Article ID: | iaor20172318 |
Volume: | 29 |
Issue: | 3 |
Start Page Number: | 295 |
End Page Number: | 316 |
Publication Date: | Jun 2017 |
Journal: | International Journal of Operational Research |
Authors: | Baker Timothy, Collier David, Jayaraman Vaidy |
Keywords: | simulation, performance, investment, management, decision |
Academics and practitioners agree that better pricing strategies are important drivers of return on investment (ROI), yet this premise has not been fully tested. We develop a new pricing adherence fraction (PAF) and then investigate whether it is related to changes in return on investment for a firm's products. We test this PAF‐ROI performance relationship using ten pricing strategies defined and quantified by Noble and Gruca (1999) using logit modelling and regression analyses.

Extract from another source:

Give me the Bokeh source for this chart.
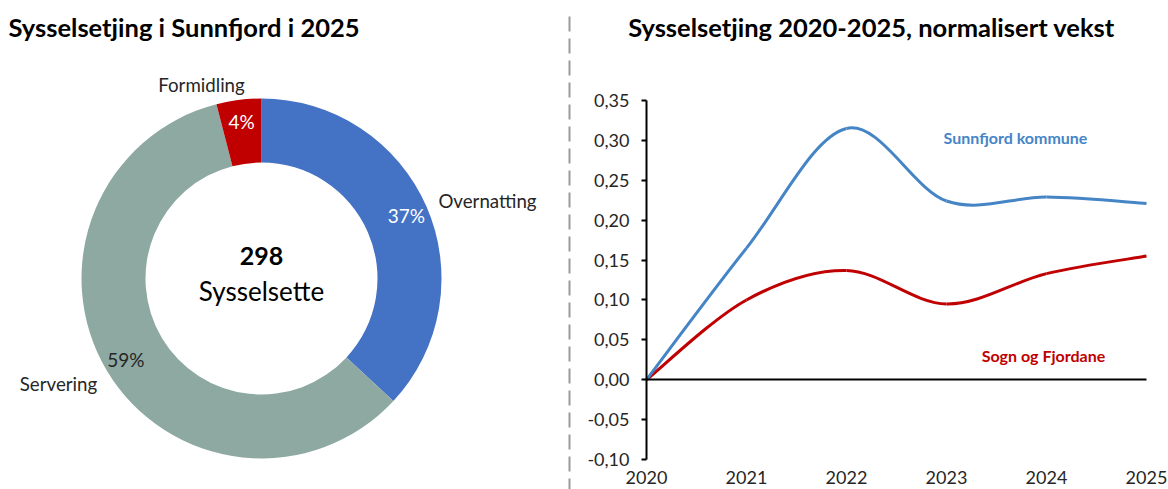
import math
from bokeh.plotting import figure
from bokeh.models import Range1d, LinearAxis, FixedTicker, CustomJSTickFormatter
from bokeh.core.properties import value
from bokeh.embed import file_html
from bokeh.resources import INLINE

# ---------------- data ----------------
donut_categories = ["Overnatting", "Servering", "Formidling"]
donut_values = [110, 176, 12]
donut_colors = ["#4472C4", "#8DA9A2", "#C00000"]
total_label = "298"
center_label = "Sysselsette"

years = [2020, 2021, 2022, 2023, 2024, 2025]
sunnfjord = [0.0, 0.165, 0.315, 0.224, 0.229, 0.221]
sogn_fjordane = [0.0, 0.100, 0.137, 0.095, 0.133, 0.155]
y_ticks = [-0.10, -0.05, 0.0, 0.05, 0.10, 0.15, 0.20, 0.25, 0.30, 0.35]

title_left = "Sysselsetjing i Sunnfjord i 2025"
title_right = "Sysselsetjing 2020-2025, normalisert vekst"
series_names = ["Sunnfjord kommune", "Sogn og Fjordane"]
series_colors = ["#4585C6", "#C00000"]

FONT = "Lato"
W, H = 1168, 489
OFF = 0  # page offset of the canvas

# ---------------- layout (page pixel targets) ----------------
px_x0, px_x1 = 646, 1146      # page x of first / last year
px_ytop, px_ybot = 100, 459   # page y of top / bottom y tick
ppx = (px_x1 - px_x0) / (years[-1] - years[0])
ppy = (px_ybot - px_ytop) / (y_ticks[-1] - y_ticks[0])
x_start = years[0] - (px_x0 - OFF) / ppx
x_end = years[-1] + (OFF + W - px_x1) / ppx
y_end = y_ticks[-1] + (px_ytop - OFF) / ppy
y_start = y_ticks[0] - (OFF + H - px_ybot) / ppy

p = figure(width=W, height=H, x_range=Range1d(x_start, x_end), y_range=Range1d(y_start, y_end),
           x_axis_location=None, y_axis_location=None, toolbar_location=None,
           output_backend="svg", min_border=0, outline_line_color=None)
p.grid.visible = False
p.background_fill_color = "white"
p.border_fill_color = "white"
p.extra_x_ranges = {"px": Range1d(OFF, OFF + W)}
p.extra_y_ranges = {"py": Range1d(0, H)}


def PY(page_y):
    return OFF + H - page_y


PX = dict(x_range_name="px", y_range_name="py")

# ---------------- donut ----------------
cx, cy = 261, 278
r_out, r_in = 180, 116
total = sum(donut_values)
starts, ends, mids = [], [], []
cum = 0.0
for v in donut_values:
    a0 = math.pi / 2 - 2 * math.pi * cum / total
    cum += v
    a1 = math.pi / 2 - 2 * math.pi * cum / total
    starts.append(a0)
    ends.append(a1)
    mids.append((a0 + a1) / 2)

p.annular_wedge(x=cx, y=PY(cy), inner_radius=r_in, outer_radius=r_out,
                start_angle=starts, end_angle=ends, direction="clock",
                fill_color=donut_colors, line_color=None, **PX)

# percentage labels
r_lbl = 158
pct_text = [f"{round(v / total * 100)}%" for v in donut_values]
pct_colors = ["white", "#262626", "white"]
p.text(x=[cx + r_lbl * math.cos(a) for a in mids],
       y=[PY(cy) + r_lbl * math.sin(a) for a in mids],
       text=pct_text, text_color=pct_colors, text_font=value(FONT),
       text_font_size="19px", text_align="center", text_baseline="middle", **PX)

# category labels (outside)
cat_pos = [(487, 200), (58, 383), (201, 84)]
p.text(x=[c[0] for c in cat_pos], y=[PY(c[1]) for c in cat_pos], text=donut_categories,
       text_color="#262626", text_font=value(FONT), text_font_size="18.7px",
       text_align="center", text_baseline="middle", **PX)

# center labels
p.text(x=[cx], y=[PY(255)], text=[total_label], text_color="black", text_font=value(FONT),
       text_font_style="bold", text_font_size="25px", text_align="center",
       text_baseline="middle", **PX)
p.text(x=[cx], y=[PY(290)], text=[center_label], text_color="black", text_font=value(FONT),
       text_font_size="26px", text_align="center", text_baseline="middle", **PX)

# titles
p.text(x=[8], y=[PY(26)], text=[title_left], text_color="black", text_font=value(FONT),
       text_font_style="bold", text_font_size="25.5px", text_align="left",
       text_baseline="middle", **PX)
p.text(x=[871], y=[PY(26)], text=[title_right], text_color="black", text_font=value(FONT),
       text_font_style="bold", text_font_size="25.5px", text_align="center",
       text_baseline="middle", **PX)

# separator
p.segment(x0=[569], y0=[PY(16)], x1=[569], y1=[PY(500)], line_color="#9A9A9A",
          line_width=2, line_dash="15 7", **PX)

# ---------------- line chart ----------------
def smooth(xs, ys):
    n = len(xs)
    out = dict(x0=[], y0=[], x1=[], y1=[], cx0=[], cy0=[], cx1=[], cy1=[])
    for i in range(n - 1):
        im1 = max(i - 1, 0)
        ip2 = min(i + 2, n - 1)
        out["x0"].append(xs[i]); out["y0"].append(ys[i])
        out["x1"].append(xs[i + 1]); out["y1"].append(ys[i + 1])
        out["cx0"].append(xs[i] + (xs[i + 1] - xs[im1]) / 6)
        out["cy0"].append(ys[i] + (ys[i + 1] - ys[im1]) / 6)
        out["cx1"].append(xs[i + 1] - (xs[ip2] - xs[i]) / 6)
        out["cy1"].append(ys[i + 1] - (ys[ip2] - ys[i]) / 6)
    return out

# zero axis line
zero_axis = LinearAxis(ticker=FixedTicker(ticks=[]), fixed_location=0, bounds=(years[0], years[-1]),
                       axis_line_color="black", axis_line_width=2,
                       major_tick_line_color=None, minor_tick_line_color=None,
                       major_label_text_alpha=0)
p.add_layout(zero_axis, "below")

for ys, col in [(sogn_fjordane, series_colors[1]), (sunnfjord, series_colors[0])]:
    p.bezier(**smooth(years, ys), line_color=col, line_width=3)

# y axis
yaxis = LinearAxis(ticker=FixedTicker(ticks=y_ticks),
                   formatter=CustomJSTickFormatter(code="return tick.toFixed(2).replace('.', ',')"),
                   fixed_location=years[0], bounds=(y_ticks[0], y_ticks[-1]),
                   axis_line_color="black", axis_line_width=2,
                   major_tick_line_color="black", major_tick_line_width=2,
                   major_tick_in=0, major_tick_out=5, minor_tick_line_color=None,
                   major_label_text_font=FONT, major_label_text_font_size="18px",
                   major_label_text_color="#262626", major_label_standoff=12)
p.add_layout(yaxis, "left")

# x axis labels (low)
xaxis = LinearAxis(ticker=FixedTicker(ticks=years),
                   formatter=CustomJSTickFormatter(code="return tick.toFixed(0)"),
                   fixed_location=y_ticks[0], axis_line_color=None,
                   major_tick_line_color=None, minor_tick_line_color=None,
                   major_tick_in=0, major_tick_out=0,
                   major_label_text_font=FONT, major_label_text_font_size="18px",
                   major_label_text_color="#262626", major_label_standoff=11)
p.add_layout(xaxis, "below")

# series labels
p.text(x=[1015, 1043], y=[PY(137), PY(355)], text=series_names, text_color=series_colors,
       text_font=value(FONT), text_font_style="bold", text_font_size="16px",
       text_align="center", text_baseline="middle", **PX)

open("out.html", "w").write(file_html(p, INLINE))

Survey results of 385 durable capital goods manufacturers in business‐to‐business (B2B) markets provide the data for this research. A statistically significant PAF‐ROI relationship is found between using the best pricing strategy for a given pricing situation and an increased return on an investment. Confidence interval analysis reveals that pricing mistakes can cost firms up to a 10% decrease in ROI. The PAF methods and procedures for a particular pricing situation allow a current pricing strategy to be compared systematically to the best pricing strategy among ten possible pricing strategies.